GIVEN EXERCISE – Return nothing but the lines from the one with "Rebuild this chart" through the one with "W, H = 685, 448" in the data below, word for word and without pictures.
=== ENTRIES SUPPLIED ===
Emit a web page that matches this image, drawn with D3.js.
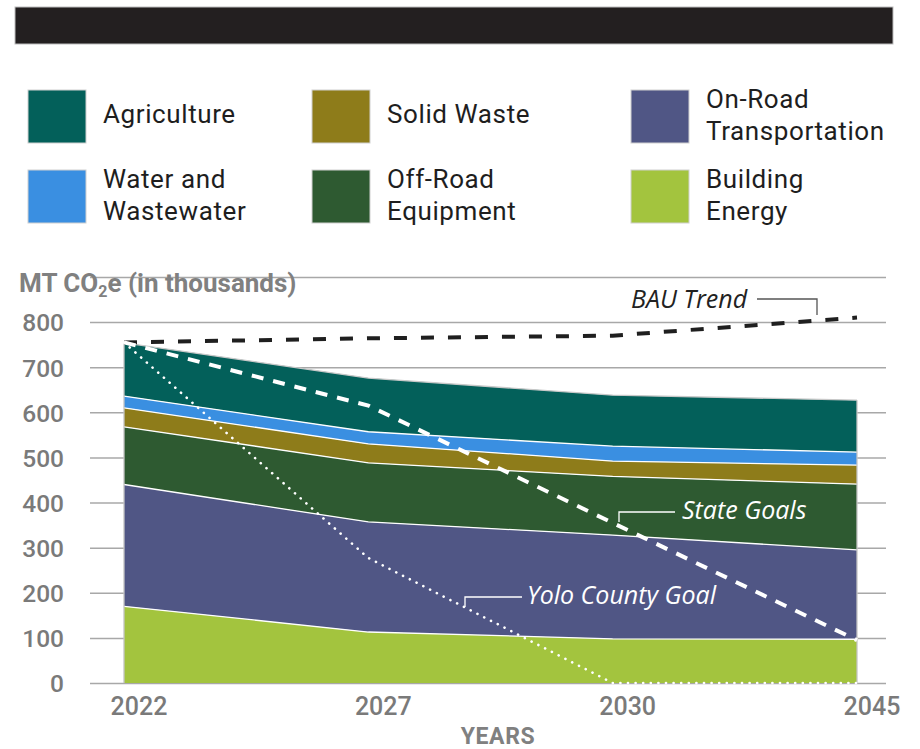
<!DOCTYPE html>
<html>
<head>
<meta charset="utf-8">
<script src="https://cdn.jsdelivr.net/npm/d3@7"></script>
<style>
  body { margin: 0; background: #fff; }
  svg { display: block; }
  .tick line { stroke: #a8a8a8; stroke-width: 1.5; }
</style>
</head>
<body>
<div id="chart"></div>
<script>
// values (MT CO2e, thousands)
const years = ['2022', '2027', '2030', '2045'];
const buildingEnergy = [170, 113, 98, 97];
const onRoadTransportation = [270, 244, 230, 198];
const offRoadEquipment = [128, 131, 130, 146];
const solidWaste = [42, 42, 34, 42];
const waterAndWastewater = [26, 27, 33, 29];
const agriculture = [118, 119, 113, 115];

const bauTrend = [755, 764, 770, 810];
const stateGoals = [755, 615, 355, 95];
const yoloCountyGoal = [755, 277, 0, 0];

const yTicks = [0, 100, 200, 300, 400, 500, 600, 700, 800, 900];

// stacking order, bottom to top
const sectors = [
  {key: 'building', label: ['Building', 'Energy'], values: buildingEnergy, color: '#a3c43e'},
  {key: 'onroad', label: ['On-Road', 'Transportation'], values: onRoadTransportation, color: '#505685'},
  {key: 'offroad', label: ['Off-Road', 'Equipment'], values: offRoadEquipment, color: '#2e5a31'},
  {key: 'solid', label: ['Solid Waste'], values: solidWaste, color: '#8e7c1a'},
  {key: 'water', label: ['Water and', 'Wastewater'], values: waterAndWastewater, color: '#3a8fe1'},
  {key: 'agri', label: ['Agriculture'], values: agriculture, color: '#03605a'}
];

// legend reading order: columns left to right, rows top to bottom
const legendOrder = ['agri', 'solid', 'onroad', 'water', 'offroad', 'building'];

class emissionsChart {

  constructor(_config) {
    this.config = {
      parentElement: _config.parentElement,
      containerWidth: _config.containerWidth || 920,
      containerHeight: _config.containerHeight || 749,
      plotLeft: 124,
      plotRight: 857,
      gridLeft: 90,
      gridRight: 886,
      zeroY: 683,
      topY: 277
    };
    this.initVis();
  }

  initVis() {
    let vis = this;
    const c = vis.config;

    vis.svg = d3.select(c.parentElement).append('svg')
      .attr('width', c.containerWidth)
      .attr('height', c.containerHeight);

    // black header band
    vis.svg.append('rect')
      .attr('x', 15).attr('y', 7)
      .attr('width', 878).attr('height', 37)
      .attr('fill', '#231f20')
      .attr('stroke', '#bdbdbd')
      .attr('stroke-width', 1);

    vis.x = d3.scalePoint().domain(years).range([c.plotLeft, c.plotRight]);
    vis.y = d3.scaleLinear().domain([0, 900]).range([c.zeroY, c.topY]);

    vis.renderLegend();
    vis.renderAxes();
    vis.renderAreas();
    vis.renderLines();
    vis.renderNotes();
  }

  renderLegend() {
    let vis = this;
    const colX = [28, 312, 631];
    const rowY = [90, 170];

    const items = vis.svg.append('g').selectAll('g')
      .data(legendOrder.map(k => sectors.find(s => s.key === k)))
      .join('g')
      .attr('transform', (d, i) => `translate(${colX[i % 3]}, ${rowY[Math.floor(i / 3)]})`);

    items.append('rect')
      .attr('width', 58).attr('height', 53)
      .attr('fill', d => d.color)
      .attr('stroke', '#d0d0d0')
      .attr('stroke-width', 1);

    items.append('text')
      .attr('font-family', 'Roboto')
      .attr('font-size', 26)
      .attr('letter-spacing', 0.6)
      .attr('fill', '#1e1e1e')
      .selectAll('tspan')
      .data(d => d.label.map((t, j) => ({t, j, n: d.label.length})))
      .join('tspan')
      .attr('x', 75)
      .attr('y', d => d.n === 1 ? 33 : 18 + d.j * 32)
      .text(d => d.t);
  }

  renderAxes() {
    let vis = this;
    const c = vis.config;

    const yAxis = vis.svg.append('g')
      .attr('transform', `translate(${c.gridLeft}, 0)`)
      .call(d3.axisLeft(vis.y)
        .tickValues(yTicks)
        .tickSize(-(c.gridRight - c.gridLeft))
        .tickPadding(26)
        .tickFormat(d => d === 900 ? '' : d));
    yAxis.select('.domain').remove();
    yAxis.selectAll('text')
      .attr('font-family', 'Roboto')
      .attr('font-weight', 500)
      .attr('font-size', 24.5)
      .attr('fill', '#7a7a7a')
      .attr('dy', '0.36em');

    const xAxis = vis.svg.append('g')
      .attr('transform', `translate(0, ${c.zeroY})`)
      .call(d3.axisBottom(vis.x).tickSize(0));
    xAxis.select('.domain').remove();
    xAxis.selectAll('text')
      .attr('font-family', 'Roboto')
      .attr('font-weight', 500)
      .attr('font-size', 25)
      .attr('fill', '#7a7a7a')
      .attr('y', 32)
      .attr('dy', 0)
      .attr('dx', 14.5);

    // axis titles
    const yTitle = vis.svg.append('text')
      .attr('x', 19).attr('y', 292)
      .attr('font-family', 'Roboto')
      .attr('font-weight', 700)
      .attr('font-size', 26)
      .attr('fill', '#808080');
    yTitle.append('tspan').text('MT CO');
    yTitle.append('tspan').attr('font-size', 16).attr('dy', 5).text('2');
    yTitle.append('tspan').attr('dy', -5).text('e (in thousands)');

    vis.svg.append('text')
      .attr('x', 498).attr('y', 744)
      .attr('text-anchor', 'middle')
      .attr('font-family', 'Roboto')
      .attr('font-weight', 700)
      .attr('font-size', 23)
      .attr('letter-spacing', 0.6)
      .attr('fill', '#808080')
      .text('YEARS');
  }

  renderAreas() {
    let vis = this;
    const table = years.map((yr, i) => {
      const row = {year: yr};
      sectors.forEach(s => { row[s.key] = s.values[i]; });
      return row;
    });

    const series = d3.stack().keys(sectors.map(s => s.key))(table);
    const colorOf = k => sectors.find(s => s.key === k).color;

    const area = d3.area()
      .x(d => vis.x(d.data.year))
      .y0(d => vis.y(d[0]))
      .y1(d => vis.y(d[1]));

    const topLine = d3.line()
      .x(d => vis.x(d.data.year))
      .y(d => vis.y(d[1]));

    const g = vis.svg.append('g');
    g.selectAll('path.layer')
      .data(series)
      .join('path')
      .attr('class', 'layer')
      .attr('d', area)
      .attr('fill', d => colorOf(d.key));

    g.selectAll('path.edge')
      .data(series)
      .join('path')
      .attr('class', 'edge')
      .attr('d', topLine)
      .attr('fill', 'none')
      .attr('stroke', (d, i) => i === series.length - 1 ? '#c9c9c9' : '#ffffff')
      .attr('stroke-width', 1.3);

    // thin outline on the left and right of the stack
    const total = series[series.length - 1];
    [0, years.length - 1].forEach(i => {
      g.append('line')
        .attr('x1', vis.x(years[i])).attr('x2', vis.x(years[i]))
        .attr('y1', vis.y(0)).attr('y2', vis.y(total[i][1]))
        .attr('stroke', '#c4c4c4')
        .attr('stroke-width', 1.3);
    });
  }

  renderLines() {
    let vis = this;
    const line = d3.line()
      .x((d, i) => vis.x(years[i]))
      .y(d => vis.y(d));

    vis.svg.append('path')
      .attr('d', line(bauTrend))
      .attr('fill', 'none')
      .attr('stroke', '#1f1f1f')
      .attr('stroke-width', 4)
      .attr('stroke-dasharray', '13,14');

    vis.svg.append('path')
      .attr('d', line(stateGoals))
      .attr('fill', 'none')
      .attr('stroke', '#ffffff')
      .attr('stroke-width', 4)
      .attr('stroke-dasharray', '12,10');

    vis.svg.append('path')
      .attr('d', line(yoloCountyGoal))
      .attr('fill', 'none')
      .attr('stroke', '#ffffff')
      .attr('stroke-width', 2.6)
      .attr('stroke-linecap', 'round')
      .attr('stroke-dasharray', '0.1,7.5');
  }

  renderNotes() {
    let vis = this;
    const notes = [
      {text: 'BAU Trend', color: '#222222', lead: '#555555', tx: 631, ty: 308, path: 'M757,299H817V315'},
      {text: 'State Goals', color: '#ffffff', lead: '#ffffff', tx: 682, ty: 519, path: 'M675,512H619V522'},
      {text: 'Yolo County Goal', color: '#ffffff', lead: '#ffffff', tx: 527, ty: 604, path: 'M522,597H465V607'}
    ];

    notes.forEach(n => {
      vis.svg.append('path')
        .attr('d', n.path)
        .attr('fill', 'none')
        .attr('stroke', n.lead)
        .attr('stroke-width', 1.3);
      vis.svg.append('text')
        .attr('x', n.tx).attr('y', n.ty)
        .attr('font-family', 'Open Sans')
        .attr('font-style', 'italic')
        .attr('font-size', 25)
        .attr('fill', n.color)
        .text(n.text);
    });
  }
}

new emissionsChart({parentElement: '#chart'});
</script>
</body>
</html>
===
=== ENTRIES SUPPLIED ===
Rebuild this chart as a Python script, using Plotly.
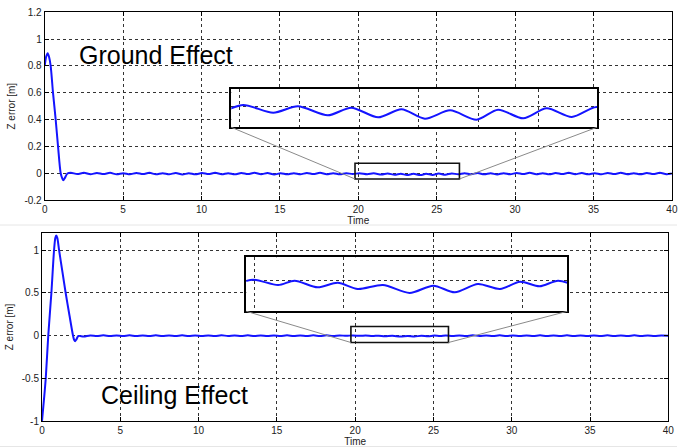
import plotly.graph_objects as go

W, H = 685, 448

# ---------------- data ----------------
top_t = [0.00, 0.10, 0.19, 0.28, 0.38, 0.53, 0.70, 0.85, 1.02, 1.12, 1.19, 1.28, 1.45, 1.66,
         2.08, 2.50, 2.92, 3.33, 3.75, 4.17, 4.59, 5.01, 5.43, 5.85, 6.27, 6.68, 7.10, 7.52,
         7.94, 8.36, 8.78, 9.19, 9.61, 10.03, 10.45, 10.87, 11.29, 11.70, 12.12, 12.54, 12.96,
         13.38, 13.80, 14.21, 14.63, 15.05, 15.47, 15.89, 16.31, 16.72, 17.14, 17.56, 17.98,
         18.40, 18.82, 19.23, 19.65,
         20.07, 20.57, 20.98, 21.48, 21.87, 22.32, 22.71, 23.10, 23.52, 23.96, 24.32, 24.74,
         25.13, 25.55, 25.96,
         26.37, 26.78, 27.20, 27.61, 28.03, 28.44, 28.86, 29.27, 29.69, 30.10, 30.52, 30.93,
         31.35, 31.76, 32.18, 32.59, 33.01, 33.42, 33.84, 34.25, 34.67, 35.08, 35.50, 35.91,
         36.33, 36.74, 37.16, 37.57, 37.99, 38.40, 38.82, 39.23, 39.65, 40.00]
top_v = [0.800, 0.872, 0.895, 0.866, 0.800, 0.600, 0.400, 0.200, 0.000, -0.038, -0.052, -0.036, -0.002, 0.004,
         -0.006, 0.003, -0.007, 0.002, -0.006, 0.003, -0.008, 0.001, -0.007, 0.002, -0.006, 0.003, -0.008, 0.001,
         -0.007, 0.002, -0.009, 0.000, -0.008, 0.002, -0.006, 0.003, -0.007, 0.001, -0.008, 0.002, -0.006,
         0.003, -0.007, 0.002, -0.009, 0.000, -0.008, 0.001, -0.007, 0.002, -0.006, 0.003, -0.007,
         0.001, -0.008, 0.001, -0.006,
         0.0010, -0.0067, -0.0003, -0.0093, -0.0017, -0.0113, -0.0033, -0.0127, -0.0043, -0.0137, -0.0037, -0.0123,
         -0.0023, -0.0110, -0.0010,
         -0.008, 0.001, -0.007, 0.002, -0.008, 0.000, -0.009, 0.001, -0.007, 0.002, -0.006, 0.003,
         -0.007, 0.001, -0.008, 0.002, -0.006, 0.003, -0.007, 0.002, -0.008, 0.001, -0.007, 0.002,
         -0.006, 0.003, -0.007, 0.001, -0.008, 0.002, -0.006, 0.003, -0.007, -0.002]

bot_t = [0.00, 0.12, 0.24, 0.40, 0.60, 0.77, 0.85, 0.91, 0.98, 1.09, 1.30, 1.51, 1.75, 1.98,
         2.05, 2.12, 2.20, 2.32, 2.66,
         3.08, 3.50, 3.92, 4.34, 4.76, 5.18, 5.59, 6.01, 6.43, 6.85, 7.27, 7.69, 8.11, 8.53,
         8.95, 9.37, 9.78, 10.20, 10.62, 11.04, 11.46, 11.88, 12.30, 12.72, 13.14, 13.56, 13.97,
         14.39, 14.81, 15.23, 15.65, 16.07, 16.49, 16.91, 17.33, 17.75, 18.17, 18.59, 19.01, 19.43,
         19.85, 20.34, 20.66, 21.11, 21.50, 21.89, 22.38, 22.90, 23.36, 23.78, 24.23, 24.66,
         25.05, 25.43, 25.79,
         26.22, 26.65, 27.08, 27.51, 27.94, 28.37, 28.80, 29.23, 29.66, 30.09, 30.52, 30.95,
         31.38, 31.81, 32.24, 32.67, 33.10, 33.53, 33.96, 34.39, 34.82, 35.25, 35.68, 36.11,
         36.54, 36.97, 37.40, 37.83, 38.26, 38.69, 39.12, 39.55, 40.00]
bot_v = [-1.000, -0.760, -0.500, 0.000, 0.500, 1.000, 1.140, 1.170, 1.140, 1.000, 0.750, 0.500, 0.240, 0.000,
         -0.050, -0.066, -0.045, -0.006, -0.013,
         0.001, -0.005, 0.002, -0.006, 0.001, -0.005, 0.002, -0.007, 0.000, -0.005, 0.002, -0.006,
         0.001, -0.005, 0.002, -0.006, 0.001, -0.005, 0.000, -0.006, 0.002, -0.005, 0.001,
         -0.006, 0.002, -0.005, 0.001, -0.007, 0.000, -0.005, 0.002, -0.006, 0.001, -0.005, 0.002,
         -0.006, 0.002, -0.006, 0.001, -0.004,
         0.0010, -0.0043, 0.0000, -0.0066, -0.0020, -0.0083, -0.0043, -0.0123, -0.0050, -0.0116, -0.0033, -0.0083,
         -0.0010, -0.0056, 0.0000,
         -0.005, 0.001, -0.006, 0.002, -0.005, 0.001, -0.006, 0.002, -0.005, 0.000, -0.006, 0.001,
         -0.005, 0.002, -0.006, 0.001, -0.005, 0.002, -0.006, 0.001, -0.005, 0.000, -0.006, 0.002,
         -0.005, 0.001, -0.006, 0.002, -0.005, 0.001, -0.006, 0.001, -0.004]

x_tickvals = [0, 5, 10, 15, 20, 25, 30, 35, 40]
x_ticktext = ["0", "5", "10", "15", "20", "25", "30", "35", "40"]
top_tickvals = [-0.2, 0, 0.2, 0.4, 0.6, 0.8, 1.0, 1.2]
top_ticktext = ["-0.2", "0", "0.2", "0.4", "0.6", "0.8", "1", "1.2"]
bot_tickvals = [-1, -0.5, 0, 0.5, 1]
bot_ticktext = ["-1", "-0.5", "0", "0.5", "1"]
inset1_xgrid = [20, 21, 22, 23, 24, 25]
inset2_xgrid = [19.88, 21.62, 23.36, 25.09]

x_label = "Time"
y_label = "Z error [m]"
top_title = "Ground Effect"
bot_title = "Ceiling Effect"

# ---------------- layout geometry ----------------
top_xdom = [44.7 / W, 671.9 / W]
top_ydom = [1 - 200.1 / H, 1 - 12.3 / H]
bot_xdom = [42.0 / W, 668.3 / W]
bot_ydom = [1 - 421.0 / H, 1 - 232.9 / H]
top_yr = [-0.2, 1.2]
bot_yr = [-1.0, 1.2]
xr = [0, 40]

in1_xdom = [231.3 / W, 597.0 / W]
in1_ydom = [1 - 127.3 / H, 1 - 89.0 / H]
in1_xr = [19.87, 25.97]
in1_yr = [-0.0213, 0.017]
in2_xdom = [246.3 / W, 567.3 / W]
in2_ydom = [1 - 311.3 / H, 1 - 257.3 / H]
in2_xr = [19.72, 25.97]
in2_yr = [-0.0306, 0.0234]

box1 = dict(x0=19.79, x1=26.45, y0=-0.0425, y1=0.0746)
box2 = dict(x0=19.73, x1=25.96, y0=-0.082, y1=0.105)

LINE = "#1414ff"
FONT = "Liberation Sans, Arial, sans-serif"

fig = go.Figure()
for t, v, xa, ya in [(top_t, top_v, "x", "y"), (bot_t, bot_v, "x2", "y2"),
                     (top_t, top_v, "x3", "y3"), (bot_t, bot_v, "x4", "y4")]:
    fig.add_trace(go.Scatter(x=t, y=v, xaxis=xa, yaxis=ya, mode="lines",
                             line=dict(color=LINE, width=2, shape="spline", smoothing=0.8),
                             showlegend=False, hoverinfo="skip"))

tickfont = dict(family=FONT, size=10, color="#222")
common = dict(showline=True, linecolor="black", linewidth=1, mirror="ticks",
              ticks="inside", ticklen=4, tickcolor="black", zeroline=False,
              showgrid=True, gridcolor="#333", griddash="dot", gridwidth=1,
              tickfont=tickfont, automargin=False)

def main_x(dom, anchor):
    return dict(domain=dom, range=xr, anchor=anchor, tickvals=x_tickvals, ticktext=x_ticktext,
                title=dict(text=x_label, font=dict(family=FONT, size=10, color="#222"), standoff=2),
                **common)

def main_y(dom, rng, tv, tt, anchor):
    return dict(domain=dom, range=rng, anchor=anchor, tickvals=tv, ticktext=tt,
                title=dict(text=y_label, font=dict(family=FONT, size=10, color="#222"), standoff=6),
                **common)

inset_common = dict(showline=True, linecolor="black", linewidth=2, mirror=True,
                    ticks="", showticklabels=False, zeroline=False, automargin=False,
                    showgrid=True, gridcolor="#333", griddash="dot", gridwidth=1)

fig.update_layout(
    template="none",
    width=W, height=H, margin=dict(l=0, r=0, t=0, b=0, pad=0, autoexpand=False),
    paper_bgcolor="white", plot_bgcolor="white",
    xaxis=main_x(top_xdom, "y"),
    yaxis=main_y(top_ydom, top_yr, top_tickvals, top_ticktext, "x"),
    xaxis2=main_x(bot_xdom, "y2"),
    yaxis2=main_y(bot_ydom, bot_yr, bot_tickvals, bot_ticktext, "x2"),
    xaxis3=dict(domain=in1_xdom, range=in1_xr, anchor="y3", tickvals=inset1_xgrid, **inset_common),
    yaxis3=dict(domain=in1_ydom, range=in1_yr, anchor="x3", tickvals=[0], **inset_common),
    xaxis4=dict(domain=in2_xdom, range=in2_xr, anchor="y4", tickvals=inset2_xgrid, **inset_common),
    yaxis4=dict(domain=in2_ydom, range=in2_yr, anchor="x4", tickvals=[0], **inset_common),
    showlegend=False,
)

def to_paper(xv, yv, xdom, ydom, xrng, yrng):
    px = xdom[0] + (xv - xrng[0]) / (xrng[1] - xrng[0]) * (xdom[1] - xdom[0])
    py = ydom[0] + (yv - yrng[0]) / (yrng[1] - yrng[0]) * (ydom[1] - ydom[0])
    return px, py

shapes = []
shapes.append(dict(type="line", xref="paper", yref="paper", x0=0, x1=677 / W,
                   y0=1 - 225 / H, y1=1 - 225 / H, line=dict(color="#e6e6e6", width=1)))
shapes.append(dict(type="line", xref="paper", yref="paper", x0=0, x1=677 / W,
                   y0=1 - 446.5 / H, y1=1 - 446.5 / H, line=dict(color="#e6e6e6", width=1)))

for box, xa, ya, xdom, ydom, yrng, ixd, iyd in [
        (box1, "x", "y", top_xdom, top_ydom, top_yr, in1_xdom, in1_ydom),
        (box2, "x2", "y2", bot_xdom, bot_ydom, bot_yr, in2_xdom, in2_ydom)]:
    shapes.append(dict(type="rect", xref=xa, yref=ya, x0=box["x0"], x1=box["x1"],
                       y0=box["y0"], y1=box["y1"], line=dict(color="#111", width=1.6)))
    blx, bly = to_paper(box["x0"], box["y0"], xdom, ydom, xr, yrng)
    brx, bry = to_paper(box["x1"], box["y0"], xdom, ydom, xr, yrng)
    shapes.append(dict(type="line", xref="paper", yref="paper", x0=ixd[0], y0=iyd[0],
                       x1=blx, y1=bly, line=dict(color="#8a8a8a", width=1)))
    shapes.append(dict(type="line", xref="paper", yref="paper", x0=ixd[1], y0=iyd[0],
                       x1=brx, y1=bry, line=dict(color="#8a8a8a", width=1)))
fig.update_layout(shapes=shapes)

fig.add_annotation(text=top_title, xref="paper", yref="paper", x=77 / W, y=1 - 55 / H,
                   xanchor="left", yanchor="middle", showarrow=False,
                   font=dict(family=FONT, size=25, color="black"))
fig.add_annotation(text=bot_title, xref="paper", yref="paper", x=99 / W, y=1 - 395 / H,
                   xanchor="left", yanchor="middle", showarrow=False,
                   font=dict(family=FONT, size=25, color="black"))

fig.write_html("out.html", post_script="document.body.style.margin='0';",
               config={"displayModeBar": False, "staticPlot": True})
===
RIGHT ANSWER –
Rebuild this chart as a Python script, using Plotly.
import plotly.graph_objects as go

W, H = 685, 448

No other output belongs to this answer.